The next president of the oversight agency in charge of elections throughout Mexico — including the 2024 presidential election — will be a woman, according to a ruling made by the country’s elections tribunal.
The announcement was made by the Superior Chamber of the Electoral Tribunal of the Federal Judiciary (TEPJF). A magistrate on that body, Judge Mónica Soto, said the decision had nothing to do with quotas, but was based on establishing gender parity and balance.
The decision means that the National Electoral Institute (INE) — an autonomous, national, public institution that organizes elections at all three levels to ensure that they are run cleanly — will for the first time in its history be run by a woman.
The decision was hailed the next day by President López Obrador.
“Women tend to be more honest, more responsible and fairer than men,” the president declared on Thursday morning. “They contribute a lot.”
Whichever woman ends up leading the 11-member National Electoral Institute (INE), she will be replacing the current president, Lorenzo Córdova Vianello, whose nine-year term comes to an end in April.
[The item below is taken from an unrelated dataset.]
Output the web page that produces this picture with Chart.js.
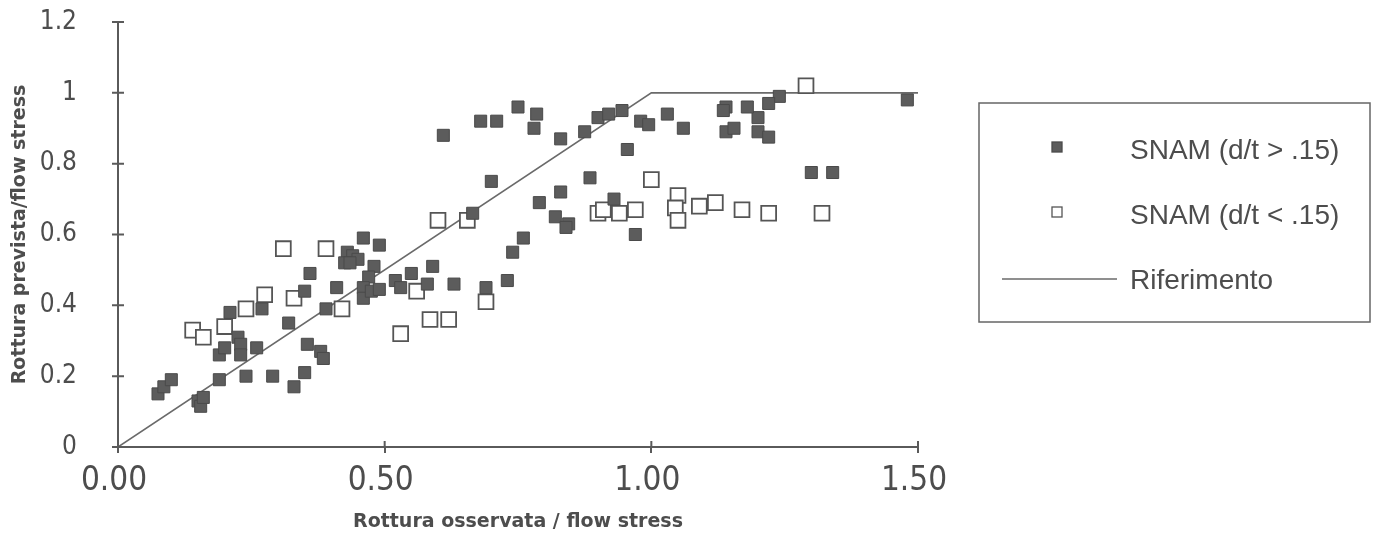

The INE is an autonomous, national, public institution that organizes and supervises all three levels of government. It aims to strengthen electoral democracy and guarantee the rights of citizens when it comes to voting.
Since its creation in 2014 as part of constitutional reform, the INE has been chaired only by Córdova, so granting another man a nine-year term would mean 18 straight years of the agency being headed by a man.
Moreover, the INE’s predecessor, the Federal Electoral Institute (IFE), was chaired by women only in short periods on an interim or a transitional basis.
In choosing the INE’s next leader, its technical evaluation committee will craft what will be a list of five women candidates, and the Congress will have the final say on who ultimately fills the position.
The general council of the INE is made up of a president and 10 electoral councilors. Córdova and three councilors will conclude their terms on April 23, meaning four vacancies will soon need to be filled; the presidency and one other vacancy will be filled by women, and two by men, TEPJF announced.
During the Superior Chamber session at which the ruling was announced, Judge Janine Otálora said that trying to achieve gender parity on a slow, gradual basis is foolhardy, and that the time is right for the country’s main electoral board to be chaired by a woman.
“I consider that the historical context of the integration of the INE demands that the presidency be occupied by a woman [to reflect] the principle of parity and the substantive participation of women” in government, Otálora said. Other TEPJF members supported her argument.
As of Wednesday, 424 people had begun the registration process for one of the four upcoming INE vacancies, including the presidency, though only 35 had completed the process. Applications close on Thursday, Feb. 23.
After a second phase of evaluations, the seven-member INE evaluation committee will create a list of five candidates for each opening by March 26. Current councilors are allowed to compete for the presidency, although re-election to the INE council isn’t allowed, so their term length will have to be addressed.
Candidates cannot be a leader or a member of a political party, and they cannot have run for an elected position in the previous four years.
In his morning press conference on Thursday, López Obrador said that equality for women must be fought for in different fields, not only in politics.
He pointed out that the majority of the beneficiaries of state welfare programs are women, and also denied that resources destined to support women were being cut.